-- Task goal --
Repeat the material verbatim. Images are excluded from the copy.

-- Given data --
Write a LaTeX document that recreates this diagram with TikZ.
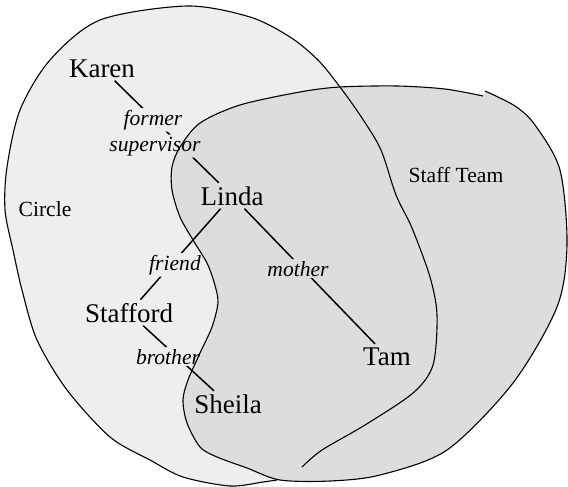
\documentclass[tikz,border=0pt]{standalone}
\usepackage{fontspec}
\setmainfont{Liberation Serif}
\definecolor{circlefill}{HTML}{EEEEEE}
\definecolor{stafffill}{HTML}{DDDDDD}
% the two hand drawn blobs, in pixel coordinates
\newcommand\circleblob{plot[smooth] coordinates {(277,480) (263,482) (230,486) (183,477) (150,460) (110,437) (67,390) (37,340) (22,290) (13,250) (5,210) (7,167) (20,110) (50,60) (100,20) (187,6) (250,17) (290,37) (318,60) (340,87) (362,118) (381,150) (396,195) (412,228) (430,277) (437,315) (433,365) (413,393) (365,425) (322,450) (302,467)}}
\newcommand\staffblob{plot[smooth] coordinates {(485,91) (515,106) (535,125) (560,170) (567,245) (557,307) (513,383) (447,450) (380,475) (330,481) (280,480) (247,468) (217,457) (200,447) (187,423) (183,400) (188,380) (200,353) (212,327) (218,302) (214,282) (207,263) (193,240) (180,217) (172,190) (172,167) (180,147) (200,123) (240,105) (300,92) (340,87) (397,86) (445,89) (483,96)}}
\newcommand\gapbox[1]{(#1.south west) rectangle (#1.north east)}
\begin{document}
\begin{tikzpicture}[x=0.5pt,y=-0.5pt,
		person/.style={font=\fontsize{13.5}{16}\selectfont, inner sep=1.5pt, anchor=base},
		rel/.style={font=\fontsize{10.8}{13}\selectfont\itshape, inner sep=0.8pt, anchor=base},
		region/.style={font=\fontsize{10.8}{13}\selectfont, anchor=base},
		tie/.style={line width=0.75pt},
		outline/.style={line width=0.55pt}]
	\useasboundingbox (0,0) rectangle (568,487);
	\fill[circlefill] \circleblob;
	\fill[stafffill] \staffblob;
	
	\node[region] (circlelbl) at (45,216) {Circle};
	\node[region] (stafflbl) at (456,182) {Staff Team};
	
	\node[person] (karen) at (102,77) {Karen};
	\node[person] (linda) at (232,205) {Linda};
	\node[person] (stafford) at (129,322) {Stafford};
	\node[person] (sheila) at (228,413) {Sheila};
	\node[person] (tam) at (387,365) {Tam};
	
	\node[rel] (former) at (153,125) {former};
	\node[rel] (supervisor) at (155,151) {supervisor};
	\node[rel] (friend) at (175,270) {friend};
	\node[rel] (brother) at (168,364) {brother};
	\node[rel] (mother) at (298,276) {mother};
	
	% ties stop at the relation labels
	\begin{scope}[even odd rule]
		\clip (0,0) rectangle (568,487) \gapbox{former} \gapbox{supervisor} \gapbox{friend} \gapbox{brother} \gapbox{mother};
		\draw[tie] (karen) -- (linda);
		\draw[tie] (linda) -- (stafford);
		\draw[tie] (linda) -- (tam);
		\draw[tie] (stafford) -- (sheila);
	\end{scope}
	
	\draw[outline] \circleblob;
	\draw[outline] \staffblob;
\end{tikzpicture}
\end{document}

-- Output for this task --
Write a LaTeX document that recreates this diagram with TikZ.
\documentclass[tikz,border=0pt]{standalone}
\usepackage{fontspec}
\setmainfont{Liberation Serif}
\definecolor{circlefill}{HTML}{EEEEEE}
\definecolor{stafffill}{HTML}{DDDDDD}
% the two hand drawn blobs, in pixel coordinates
\newcommand\circleblob{plot[smooth] coordinates {(277,480) (263,482) (230,486) (183,477) (150,460) (110,437) (67,390) (37,340) (22,290) (13,250) (5,210) (7,167) (20,110) (50,60) (100,20) (187,6) (250,17) (290,37) (318,60) (340,87) (362,118) (381,150) (396,195) (412,228) (430,277) (437,315) (433,365) (413,393) (365,425) (322,450) (302,467)}}
\newcommand\staffblob{plot[smooth] coordinates {(485,91) (515,106) (535,125) (560,170) (567,245) (557,307) (513,383) (447,450) (380,475) (330,481) (280,480) (247,468) (217,457) (200,447) (187,423) (183,400) (188,380) (200,353) (212,327) (218,302) (214,282) (207,263) (193,240) (180,217) (172,190) (172,167) (180,147) (200,123) (240,105) (300,92) (340,87) (397,86) (445,89) (483,96)}}
\newcommand\gapbox[1]{(#1.south west) rectangle (#1.north east)}
\begin{document}
\begin{tikzpicture}[x=0.5pt,y=-0.5pt,
		person/.style={font=\fontsize{13.5}{16}\selectfont, inner sep=1.5pt, anchor=base},
		rel/.style={font=\fontsize{10.8}{13}\selectfont\itshape, inner sep=0.8pt, anchor=base},
		region/.style={font=\fontsize{10.8}{13}\selectfont, anchor=base},
		tie/.style={line width=0.75pt},
		outline/.style={line width=0.55pt}]
	\useasboundingbox (0,0) rectangle (568,487);
	\fill[circlefill] \circleblob;
	\fill[stafffill] \staffblob;
	
	\node[region] (circlelbl) at (45,216) {Circle};
	\node[region] (stafflbl) at (456,182) {Staff Team};
	
	\node[person] (karen) at (102,77) {Karen};
	\node[person] (linda) at (232,205) {Linda};
	\node[person] (stafford) at (129,322) {Stafford};
	\node[person] (sheila) at (228,413) {Sheila};
	\node[person] (tam) at (387,365) {Tam};
	
	\node[rel] (former) at (153,125) {former};
	\node[rel] (supervisor) at (155,151) {supervisor};
	\node[rel] (friend) at (175,270) {friend};
	\node[rel] (brother) at (168,364) {brother};
	\node[rel] (mother) at (298,276) {mother};
	
	% ties stop at the relation labels
	\begin{scope}[even odd rule]
		\clip (0,0) rectangle (568,487) \gapbox{former} \gapbox{supervisor} \gapbox{friend} \gapbox{brother} \gapbox{mother};
		\draw[tie] (karen) -- (linda);
		\draw[tie] (linda) -- (stafford);
		\draw[tie] (linda) -- (tam);
		\draw[tie] (stafford) -- (sheila);
	\end{scope}
	
	\draw[outline] \circleblob;
	\draw[outline] \staffblob;
\end{tikzpicture}
\end{document}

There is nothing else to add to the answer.